_WHAT IS BEING ASKED_
Copy, from the entries below, each line in which the string "image" appears.

_MATERIAL FOR THIS EXERCISE_
........
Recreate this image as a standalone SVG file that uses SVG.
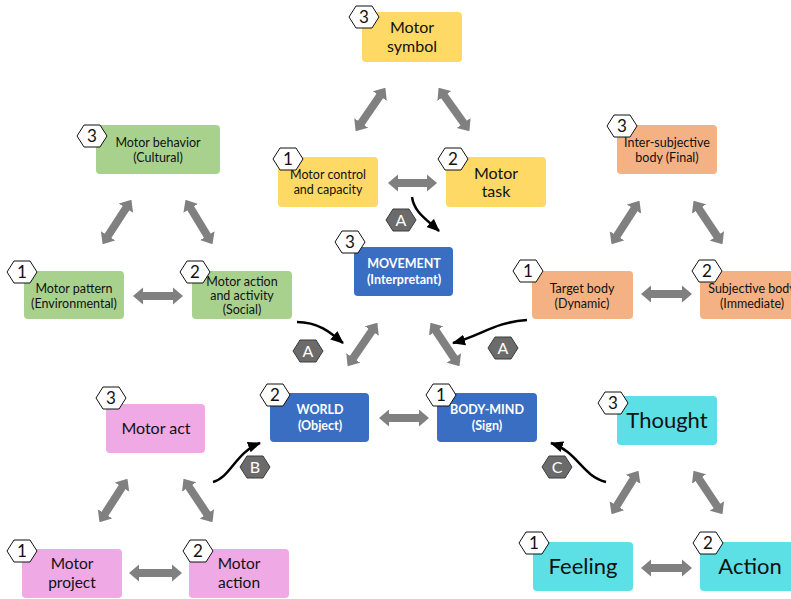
<svg xmlns="http://www.w3.org/2000/svg" width="791" height="599" viewBox="0 0 791 599">
<defs>
<style>
text{font-family:Lato,"Open Sans","Liberation Sans",sans-serif;fill:#111;text-anchor:middle}
.y{fill:#FFD966}.g{fill:#A9D18E}.o{fill:#F4B183}.b{fill:#3A6EC2}.p{fill:#EFA9E4}.c{fill:#5CDFE5}
.w{fill:#fff;font-weight:bold}
.hx{fill:#fff;stroke:#111;stroke-width:1}
.hl{fill:#6b6b6b;stroke:#3c3c3c;stroke-width:1}
.num{font-size:17px}
.let{font-size:16px;fill:#fff}
.da{stroke:#808080;stroke-width:8;fill:none;marker-start:url(#dh);marker-end:url(#dh)}
.cv{stroke:#000;stroke-width:2.5;fill:none;marker-end:url(#ah)}
</style>
<marker id="dh" viewBox="0 -9 10 18" refX="1" refY="0" markerWidth="10" markerHeight="18" markerUnits="userSpaceOnUse" orient="auto-start-reverse"><path d="M0,-8.5 L10,0 L0,8.5 Z" fill="#808080"/></marker>
<marker id="ah" viewBox="0 -6 13 12" refX="12" refY="0" markerWidth="13" markerHeight="12" markerUnits="userSpaceOnUse" orient="auto"><path d="M0,-5.5 L13,0 L0,5.5 Z" fill="#000"/></marker>
<polygon id="hex" points="-15,0 -8,-11 8,-11 15,0 8,11 -8,11"/>
</defs>

<g id="connectors">
<line class="da" x1="360.7" y1="123.8" x2="380.3" y2="95.2"/>
<line class="da" x1="443.8" y1="95.2" x2="464.2" y2="123.8"/>
<line class="da" x1="397" y1="183" x2="428" y2="183"/>
<line class="da" x1="107.5" y1="236.6" x2="126.5" y2="207.4"/>
<line class="da" x1="190.2" y1="207.5" x2="207.8" y2="236.5"/>
<line class="da" x1="142" y1="296" x2="174" y2="296"/>
<line class="da" x1="616.4" y1="236.6" x2="634.6" y2="208.4"/>
<line class="da" x1="698.5" y1="208.3" x2="717.5" y2="236.7"/>
<line class="da" x1="650" y1="294" x2="683" y2="294"/>
<line class="da" x1="352.7" y1="358.8" x2="372.3" y2="330.2"/>
<line class="da" x1="435.5" y1="330.3" x2="454.5" y2="358.7"/>
<line class="da" x1="388" y1="418" x2="420" y2="418"/>
<line class="da" x1="104.4" y1="514.6" x2="122.6" y2="486.4"/>
<line class="da" x1="188.5" y1="486.3" x2="207.5" y2="514.7"/>
<line class="da" x1="138" y1="573" x2="173" y2="573"/>
<line class="da" x1="616.3" y1="506.5" x2="633.7" y2="478.5"/>
<line class="da" x1="698.5" y1="478.3" x2="717.5" y2="506.7"/>
<line class="da" x1="650" y1="568" x2="683" y2="568"/>
<path class="cv" d="M412,197 C414,212 426,219 439,231"/>
<path class="cv" d="M297,322 C318,322 330,332 343,343"/>
<path class="cv" d="M527,320 C495,322 480,336 453,343"/>
<path class="cv" d="M213,482 C230,478 236,452 260,443"/>
<path class="cv" d="M606,482 C582,476 578,452 551,443"/>
<use href="#hex" class="hl" x="401" y="220"/><text class="let" x="401" y="226">A</text>
<use href="#hex" class="hl" x="308" y="351"/><text class="let" x="308" y="357">A</text>
<use href="#hex" class="hl" x="503" y="348"/><text class="let" x="503" y="354">A</text>
<use href="#hex" class="hl" x="255" y="467"/><text class="let" x="255" y="473">B</text>
<use href="#hex" class="hl" x="557" y="467"/><text class="let" x="557" y="473">C</text>
</g>

<g id="motor-symbol"><rect class="y" x="362" y="12" width="100" height="50" rx="4"/><text x="412" y="33" font-size="16">Motor</text><text x="412" y="52" font-size="16">symbol</text><use href="#hex" class="hx" x="364" y="17"/><text class="num" x="364" y="23">3</text></g>
<g id="motor-control"><rect class="y" x="278" y="157" width="100" height="50" rx="4"/><text x="328" y="179" font-size="12.5">Motor control</text><text x="328" y="194" font-size="12.5">and capacity</text><use href="#hex" class="hx" x="288" y="159"/><text class="num" x="288" y="165">1</text></g>
<g id="motor-task"><rect class="y" x="446" y="157" width="100" height="50" rx="4"/><text x="496" y="179" font-size="16">Motor</text><text x="496" y="197" font-size="16">task</text><use href="#hex" class="hx" x="453" y="159"/><text class="num" x="453" y="165">2</text></g>

<g id="motor-behavior"><rect class="g" x="96" y="125" width="124" height="49" rx="4"/><text x="158" y="147" font-size="12.5">Motor behavior</text><text x="158" y="162" font-size="12.5">(Cultural)</text><use href="#hex" class="hx" x="92" y="136"/><text class="num" x="92" y="142">3</text></g>
<g id="motor-pattern"><rect class="g" x="24" y="271" width="100" height="48" rx="4"/><text x="74" y="293" font-size="12.5">Motor pattern</text><text x="74" y="308" font-size="12.5">(Environmental)</text><use href="#hex" class="hx" x="22" y="272"/><text class="num" x="22" y="278">1</text></g>
<g id="motor-action-activity"><rect class="g" x="192" y="271" width="100" height="48" rx="4"/><text x="242" y="286" font-size="12.5">Motor action</text><text x="242" y="300" font-size="12.5">and activity</text><text x="242" y="314" font-size="12.5">(Social)</text><use href="#hex" class="hx" x="195" y="272"/><text class="num" x="195" y="278">2</text></g>

<g id="inter-subjective"><rect class="o" x="617" y="125" width="100" height="49" rx="4"/><text x="667" y="147" font-size="12.5">Inter-subjective</text><text x="667" y="162" font-size="12.5">body (Final)</text><use href="#hex" class="hx" x="622" y="126"/><text class="num" x="622" y="132">3</text></g>
<g id="target-body"><rect class="o" x="532" y="271" width="101" height="48" rx="4"/><text x="582" y="293" font-size="12.5">Target body</text><text x="582" y="308" font-size="12.5">(Dynamic)</text><use href="#hex" class="hx" x="528" y="271"/><text class="num" x="528" y="277">1</text></g>
<g id="subjective-body"><rect class="o" x="700" y="271" width="100" height="48" rx="4"/><text x="752" y="293" font-size="12.5">Subjective body</text><text x="752" y="308" font-size="12.5">(Immediate)</text><use href="#hex" class="hx" x="707" y="271"/><text class="num" x="707" y="277">2</text></g>

<g id="movement"><rect class="b" x="354" y="247" width="99" height="49" rx="4"/><text class="w" x="404" y="268" font-size="12.5">MOVEMENT</text><text class="w" x="404" y="284" font-size="12.5">(Interpretant)</text><use href="#hex" class="hx" x="350" y="242"/><text class="num" x="350" y="248">3</text></g>
<g id="world"><rect class="b" x="270" y="393" width="99" height="49" rx="4"/><text class="w" x="320" y="414" font-size="12.5">WORLD</text><text class="w" x="320" y="430" font-size="12.5">(Object)</text><use href="#hex" class="hx" x="275" y="395"/><text class="num" x="275" y="401">2</text></g>
<g id="body-mind"><rect class="b" x="437" y="393" width="100" height="49" rx="4"/><text class="w" x="487" y="414" font-size="12.5">BODY-MIND</text><text class="w" x="487" y="430" font-size="12.5">(Sign)</text><use href="#hex" class="hx" x="441" y="395"/><text class="num" x="441" y="401">1</text></g>

<g id="motor-act"><rect class="p" x="106" y="404" width="99" height="49" rx="4"/><text x="156" y="434" font-size="16">Motor act</text><use href="#hex" class="hx" x="111" y="398"/><text class="num" x="111" y="404">3</text></g>
<g id="motor-project"><rect class="p" x="22" y="549" width="100" height="49" rx="4"/><text x="72" y="569" font-size="15.5">Motor</text><text x="72" y="588" font-size="15.5">project</text><use href="#hex" class="hx" x="22" y="551"/><text class="num" x="22" y="557">1</text></g>
<g id="motor-action"><rect class="p" x="189" y="549" width="100" height="49" rx="4"/><text x="239" y="569" font-size="15.5">Motor</text><text x="239" y="588" font-size="15.5">action</text><use href="#hex" class="hx" x="198" y="551"/><text class="num" x="198" y="557">2</text></g>

<g id="thought"><rect class="c" x="617" y="396" width="100" height="49" rx="4"/><text x="667" y="428" font-size="22">Thought</text><use href="#hex" class="hx" x="613" y="403"/><text class="num" x="613" y="409">3</text></g>
<g id="feeling"><rect class="c" x="533" y="542" width="100" height="49" rx="4"/><text x="583" y="574" font-size="22">Feeling</text><use href="#hex" class="hx" x="534" y="543"/><text class="num" x="534" y="549">1</text></g>
<g id="action"><rect class="c" x="700" y="542" width="100" height="49" rx="4"/><text x="750" y="574" font-size="22">Action</text><use href="#hex" class="hx" x="708" y="543"/><text class="num" x="708" y="549">2</text></g>
</svg>
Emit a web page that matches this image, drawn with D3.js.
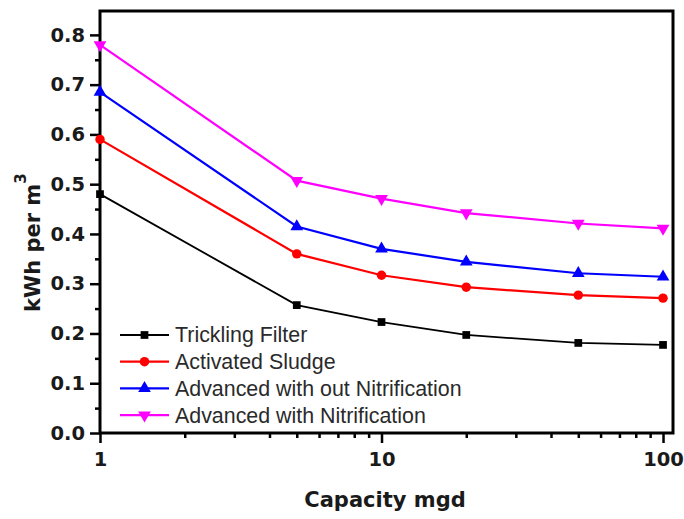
........
_CORRECT ANSWER_
Recreate this image as a standalone SVG file that uses SVG.
Emit a web page that matches this image, drawn with D3.js.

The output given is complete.